The Australian version, Greeks on the Roof (featuring Greek Australians), debuted in 2003 but was soon taken off the air because of very low ratings.

ARY Digital has produced a Pakistani version of the show called Ghaffar at Dhoraji featuring a Gujarati family living in Karachi. Sony Television has produced an Indian version of the show called Batliwalla House No. 43 featuring a Parsee family living in Mumbai.

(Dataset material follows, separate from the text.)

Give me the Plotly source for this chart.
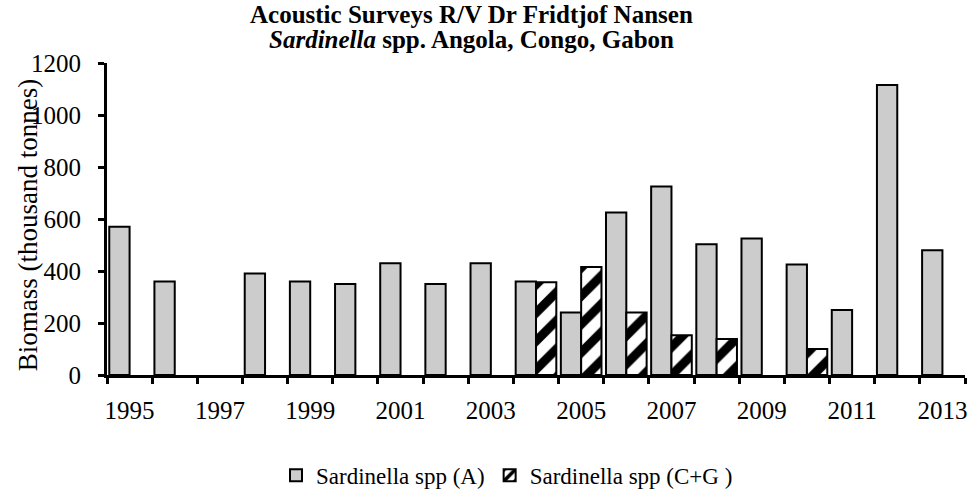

In Russia, Channel One made the Armenian version of the show called Rubik Vsemogushchiy (en: Rubik Allmighty; Rubik is a short for the Armenian name Ruben). The idea of the show was that an Armenian named Rubik (played by Ruben Dzhaginyan) and his family interview the Russian stars (such as pop singers Vera Brezhneva and Anna Semenovich; TV presenters Dmitri Dibrov, Timur Rodriguez (real name Timur Yunusov), Valdis Pelsh and Sergei Svetlakov; and actors Igor Vernik and Anastasia Zavorotnyuk). There were just four episodes of the show, and it was soon taken off the air because of generally negative reviews from critics.

==Revivals==
On 1 May 2012, it was announced that a pilot for a revival of the show would be produced by Hat Trick Productions as The Kumars at No. 42B for Sky 1. The pilot was said to focus on a divorced Sanjeev and his family who now live in a flat (No. 42B) behind their Hounslow gift shop.

A 6-episode series was commissioned after a successful pilot, renamed simply to The Kumars, which started on 15 January 2014.

===Episodes===

| # | Guests |
|---|---|
| 1 | Daniel Radcliffe, Chevy Chase and Olivia Colman |
| 2 | Rupert Everett, Dame Diana Rigg and Ray Winstone |
| 3 | Kay Burley, Elizabeth McGovern and Harry Shearer |
| 4 | Jenny Agutter, Brian Blessed, Shane Filan, Adrian Lester and Deborah Meaden |
| 5 | Emilia Fox, Richard E. Grant and Caroline Quentin |
| 6 | Heston Blumenthal, James Corden, Terry Gilliam, Hugh Jackman, Ash King and Twiggy |

===Radio===
Meera Syal revived her character from the series in 2021 for BBC Radio 4's Gossip and Goddesses with Granny Kumar.